Non seulement le colon décide qui doit être le gouverneur noir du Congo, mais de surcroit il choisit les amis des Congolais. Aussi Flahaut souligne-t-il « le rôle joué par la Belgique pour relancer et accompagner le processus de coopération entre les trois pays », Burundi, Congo et Rwanda. Pour lui, il n’y a aucun doute que qu’il y a « une réelle possibilité de coopérer entre les parlements de trois pays ». Ainsi, tous les crimes économiques, crimes de guerre et crimes contre l’humanité de la dictature tutsi rwandaise au Congo ne serait qu’un simple détail de l’histoire. Pour mieux souligner son insulte à la mémoire des Congolais fauchés par le maître de Kigali et ses supplétifs, le but de la tournée du colon n’était rien d’autre que d’apporter le soutien « moral », pour ne pas dire piloter en coulisses la conférence des présidents des parlements de la Communauté des Pays des Grands Lacs (CPGL), tenue à Kigali le 9 mars dernier.

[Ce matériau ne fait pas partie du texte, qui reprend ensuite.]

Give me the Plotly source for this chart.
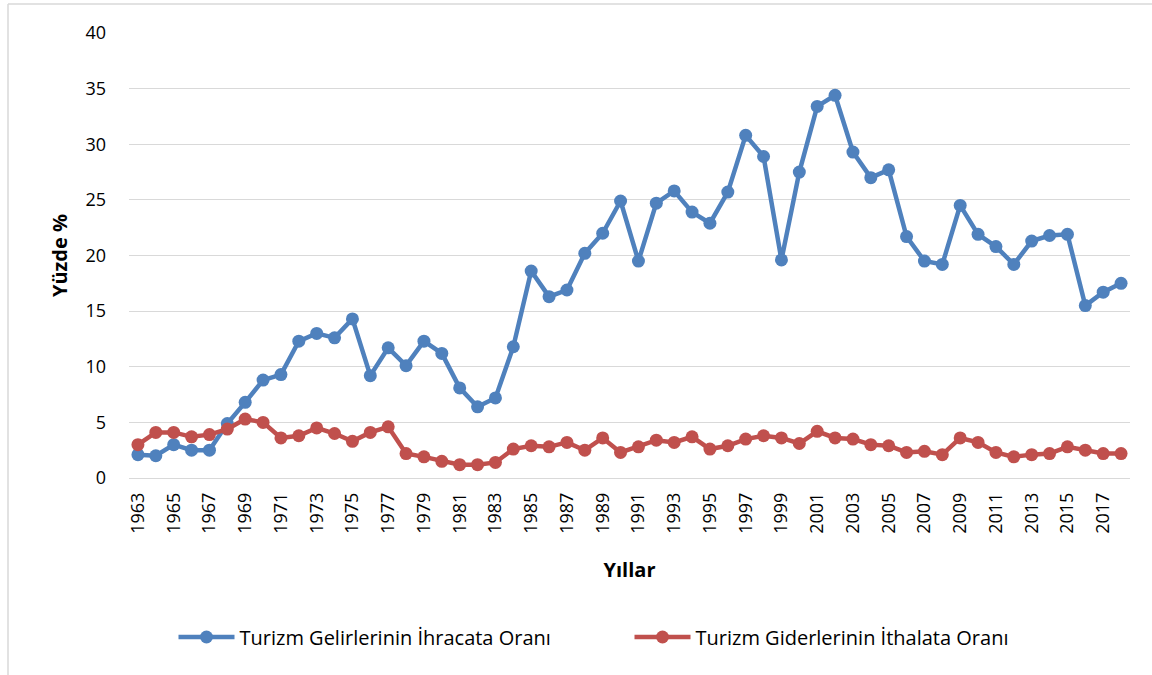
import plotly.graph_objects as go

years = list(range(1963, 2019))
gelir_ihracat = [2.1, 2.0, 3.0, 2.5, 2.5, 4.9, 6.8, 8.8, 9.3, 12.3,
                 13.0, 12.6, 14.3, 9.2, 11.7, 10.1, 12.3, 11.2, 8.1, 6.4,
                 7.2, 11.8, 18.6, 16.3, 16.9, 20.2, 22.0, 24.9, 19.5, 24.7,
                 25.8, 23.9, 22.9, 25.7, 30.8, 28.9, 19.6, 27.5, 33.4, 34.4,
                 29.3, 27.0, 27.7, 21.7, 19.5, 19.2, 24.5, 21.9, 20.8, 19.2,
                 21.3, 21.8, 21.9, 15.5, 16.7, 17.5]
gider_ithalat = [3.0, 4.1, 4.1, 3.7, 3.9, 4.4, 5.3, 5.0, 3.6, 3.8,
                 4.5, 4.0, 3.3, 4.1, 4.6, 2.2, 1.9, 1.5, 1.2, 1.2,
                 1.4, 2.6, 2.9, 2.8, 3.2, 2.5, 3.6, 2.3, 2.8, 3.4,
                 3.2, 3.7, 2.6, 2.9, 3.5, 3.8, 3.6, 3.1, 4.2, 3.6,
                 3.5, 3.0, 2.9, 2.3, 2.4, 2.1, 3.6, 3.2, 2.3, 1.9,
                 2.1, 2.2, 2.8, 2.5, 2.2, 2.2]
tick_years = years[::2]
y_ticks = [0, 5, 10, 15, 20, 25, 30, 35, 40]
names = ["Turizm Gelirlerinin İhracata Oranı", "Turizm Giderlerinin İthalata Oranı"]
colors = ["#4F81BD", "#C0504D"]

font_family = "Open Sans, DejaVu Sans, sans-serif"

W, H = 1152, 675
L, R, T, B = 129, 22, 33, 197
PW, PH = W - L - R, H - T - B

fig = go.Figure()
for vals, name, col in zip([gelir_ihracat, gider_ithalat], names, colors):
    fig.add_trace(go.Scatter(
        x=years, y=vals, name=name, mode="lines+markers",
        line=dict(color=col, width=4.5),
        marker=dict(color=col, size=13),
    ))

fig.update_layout(
    width=W, height=H,
    margin=dict(l=L, r=R, t=T, b=B, autoexpand=False),
    paper_bgcolor="white", plot_bgcolor="white",
    font=dict(family=font_family, size=18, color="black"),
    showlegend=True,
    legend=dict(orientation="h", x=0.5, xanchor="center", y=-(637 - 478) / PH,
                yanchor="middle", font=dict(size=20), itemwidth=56,
                entrywidth=385, entrywidthmode="pixels",
                traceorder="normal"),
    xaxis=dict(
        range=[1962.5, 2018.5], tickmode="array", tickvals=tick_years,
        ticktext=[str(y) for y in tick_years], tickangle=-90,
        showgrid=False, zeroline=False, showline=False, ticks="",
        tickfont=dict(size=18), ticklabelstandoff=10, automargin=False,
        title=dict(text="<b>Yıllar</b>", font=dict(size=20), standoff=30),
    ),
    yaxis=dict(
        range=[0, 40], tickmode="array", tickvals=y_ticks,
        showgrid=True, gridcolor="#D9D9D9", gridwidth=1,
        zeroline=True, zerolinecolor="#D9D9D9", zerolinewidth=1,
        showline=False, ticks="", tickfont=dict(size=18),
        ticklabelstandoff=22, automargin=False,
        title=dict(text="<b>Yüzde %</b>", font=dict(size=20), standoff=12),
    ),
    shapes=[
        dict(type="line", xref="paper", yref="paper",
             x0=-(L - 8) / PW, x1=-(L - 8) / PW, y0=1 + (T - 4) / PH, y1=-B / PH,
             line=dict(color="#D9D9D9", width=1.5)),
        dict(type="line", xref="paper", yref="paper",
             x0=-(L - 8) / PW, x1=1 + R / PW, y0=1 + (T - 4) / PH, y1=1 + (T - 4) / PH,
             line=dict(color="#D9D9D9", width=1.5)),
    ],
)

fig.write_html("out.html", config={"displayModeBar": False},
               post_script="document.body.style.margin='0px';")
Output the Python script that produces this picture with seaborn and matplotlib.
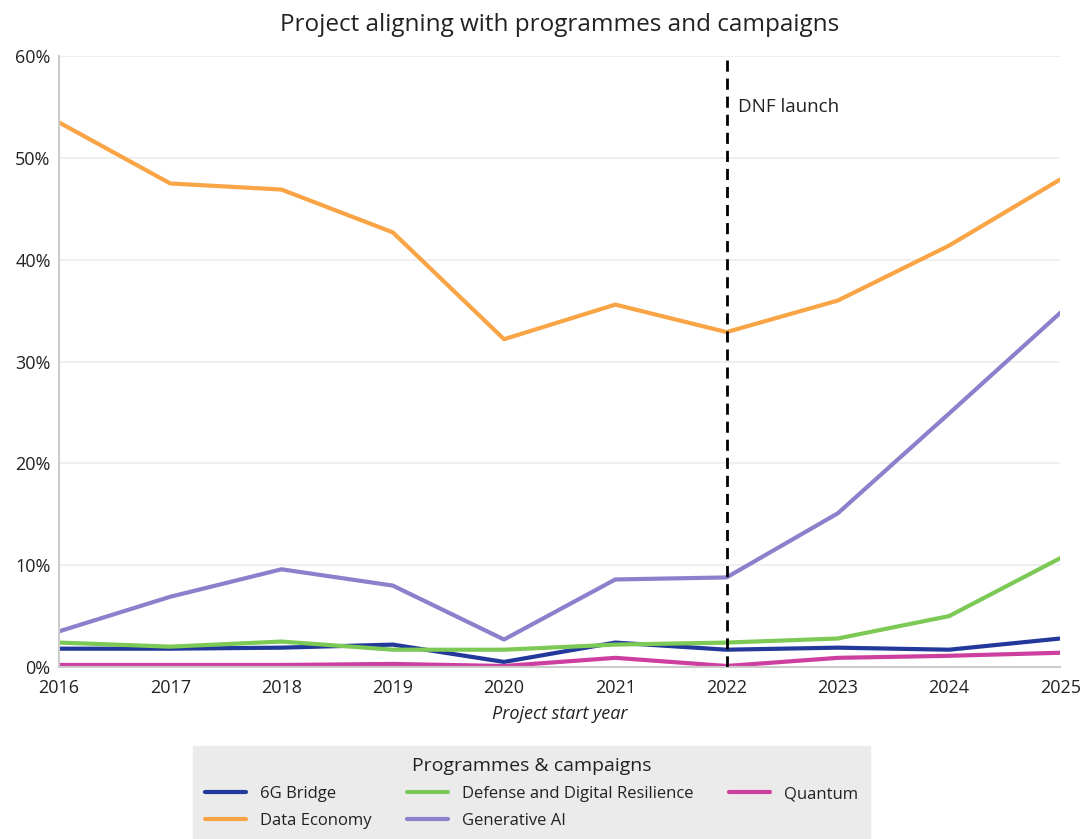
import numpy as np
import pandas as pd
import matplotlib
matplotlib.use("Agg")
import matplotlib.pyplot as plt
import seaborn as sns
from matplotlib.ticker import PercentFormatter

years = [2016, 2017, 2018, 2019, 2020, 2021, 2022, 2023, 2024, 2025]
bridge_6g = [1.8, 1.8, 1.9, 2.2, 0.5, 2.4, 1.7, 1.9, 1.7, 2.8]
data_economy = [53.5, 47.5, 46.9, 42.7, 32.2, 35.6, 32.9, 36.0, 41.4, 47.9]
defense_resilience = [2.4, 2.0, 2.5, 1.7, 1.7, 2.2, 2.4, 2.8, 5.0, 10.7]
generative_ai = [3.5, 6.9, 9.6, 8.0, 2.7, 8.6, 8.8, 15.1, 24.9, 34.8]
quantum = [0.2, 0.2, 0.2, 0.3, 0.1, 0.9, 0.1, 0.9, 1.1, 1.4]

series = {
    "6G Bridge": bridge_6g,
    "Data Economy": data_economy,
    "Defense and Digital Resilience": defense_resilience,
    "Generative AI": generative_ai,
    "Quantum": quantum,
}
colors = {
    "6G Bridge": "#22389a",
    "Data Economy": "#f9a445",
    "Defense and Digital Resilience": "#7cc956",
    "Generative AI": "#8c80cc",
    "Quantum": "#cc3f9f",
}

df = pd.DataFrame(
    [(y, name, v) for name, vals in series.items() for y, v in zip(years, vals)],
    columns=["year", "programme", "share"],
)

sns.set_theme(style="white")
plt.rcParams["font.family"] = ["Open Sans", "DejaVu Sans"]
text_color = "#222222"

fig = plt.figure(figsize=(10.82, 8.39), dpi=100)
ax = fig.add_axes([0.0545, 0.205, 0.9255, 0.728])

sns.lineplot(data=df, x="year", y="share", hue="programme", palette=colors,
             linewidth=3, ax=ax, legend=True)

ax.set_xlim(2016, 2025)
ax.set_ylim(0, 60)
ax.set_xticks(years)
ax.set_xticklabels([str(y) for y in years], fontsize=13, color=text_color)
ax.set_yticks(np.arange(0, 61, 10))
ax.yaxis.set_major_formatter(PercentFormatter(decimals=0))
for lbl in ax.get_yticklabels():
    lbl.set_fontsize(13)
    lbl.set_color(text_color)
ax.tick_params(axis="both", length=0)
ax.tick_params(axis="x", pad=8.5)
ax.tick_params(axis="y", pad=6)
ax.grid(axis="y", color="#ececec", linewidth=1.2)
ax.set_axisbelow(True)
for side in ["top", "right"]:
    ax.spines[side].set_visible(False)
for side in ["left", "bottom"]:
    ax.spines[side].set_color("#cccccc")
    ax.spines[side].set_linewidth(1.5)

ax.set_xlabel("Project start year", fontsize=13, style="italic", color=text_color, labelpad=6)
ax.set_ylabel("")

# DNF launch marker
ax.axvline(2022, color="black", linestyle=(0, (4, 2.5)), linewidth=2, zorder=5)
ax.text(2022.1, 55, "DNF launch", fontsize=13.5, color=text_color, va="center", ha="left")

fig.suptitle("Project aligning with programmes and campaigns", fontsize=17.5,
             color=text_color, y=0.985, x=0.517)

handles, labels = ax.get_legend_handles_labels()
ax.get_legend().remove()
leg = fig.legend(handles, labels, title="Programmes & campaigns", ncol=3,
                 loc="lower center", bbox_to_anchor=(0.4912, -0.012),
                 fontsize=12, title_fontsize=14, frameon=True,
                 facecolor="#ebebeb", edgecolor="#ebebeb", fancybox=False,
                 handlelength=2.45, columnspacing=2.15, borderpad=0.7,
                 labelspacing=0.65, handletextpad=0.84)
leg.get_frame().set_alpha(1)
for t in leg.get_texts():
    t.set_color(text_color)
leg.get_title().set_color(text_color)
for line in leg.get_lines():
    line.set_linewidth(3)

fig.savefig("out.png", dpi=100)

En effet, en présence du colon, cette conférence a décidé de la création d’une armée commune au Burundi, Congo et Rwanda ; ce qui est une manière subtile pour la démocratie belge d’octroyer une prime à la dictature rwandaise et d’offrir un instrument de pouvoir supplémentaire à l’hégémonie tutsi déjà effective au Burundi, au Rwanda et à l’Est congolais. Sans doute au nom de la supériorité raciale tutsi inventée justement par la colonisation belge.
Conclusion
Dans leur quête légitime de démocratie ou de l’Etat de droit, les Congolais et les autres africains ont deux défis majeurs à relever. D’abord, ils doivent empêcher la confiscation des instruments de la souveraineté de tout un peuple par une clique d’individus aux dents longues et souvent homogène sur le plan ethnique. Ensuite, ils doivent minimiser autant que faire se peut les ingérences des ex-colonisateurs dans leurs affaires intérieures afin de donner enfin un contenu certain aux indépendances.
Depuis la fin des années 80 et le retour du multipartisme, la démocratie partisane et conflictuelle a lamentablement échoué à relever ces deux défis. Comme à l’époque du mobutisme triomphant, une parentèle isolée composée de Katangais et de Tutsi en raison des deux identités du chef de l’Etat (identité usurpée et identité réelle) a réussi à prendre en otage les instruments de la souveraineté congolaise. Et le peuple ne dispose d’aucun contre-pouvoir pour mettre le nouveau dictateur hors d’état de nuire. Quant à l’ex-puissance colonisatrice, jamais elle n’a été aussi influente dans la conduite des affaires du pays. Mieux, pour la première fois dans l’histoire africaine, la Belgique pilote au grand jour le projet hégémonique d’une ethnie au niveau de toute la région dite des grands lacs, dressant ainsi le décor de bien de massacres dans le futur. Et rien ne peut l’arrêter dans sa folie meurtrière. Que faut-il de plus aux Congolais pour qu’ils comprennent enfin qu’une fois de plus, le Congo est mal parti dans sa recherche de respect et de dignité et qu’une autre voie de salut devrait être explorée?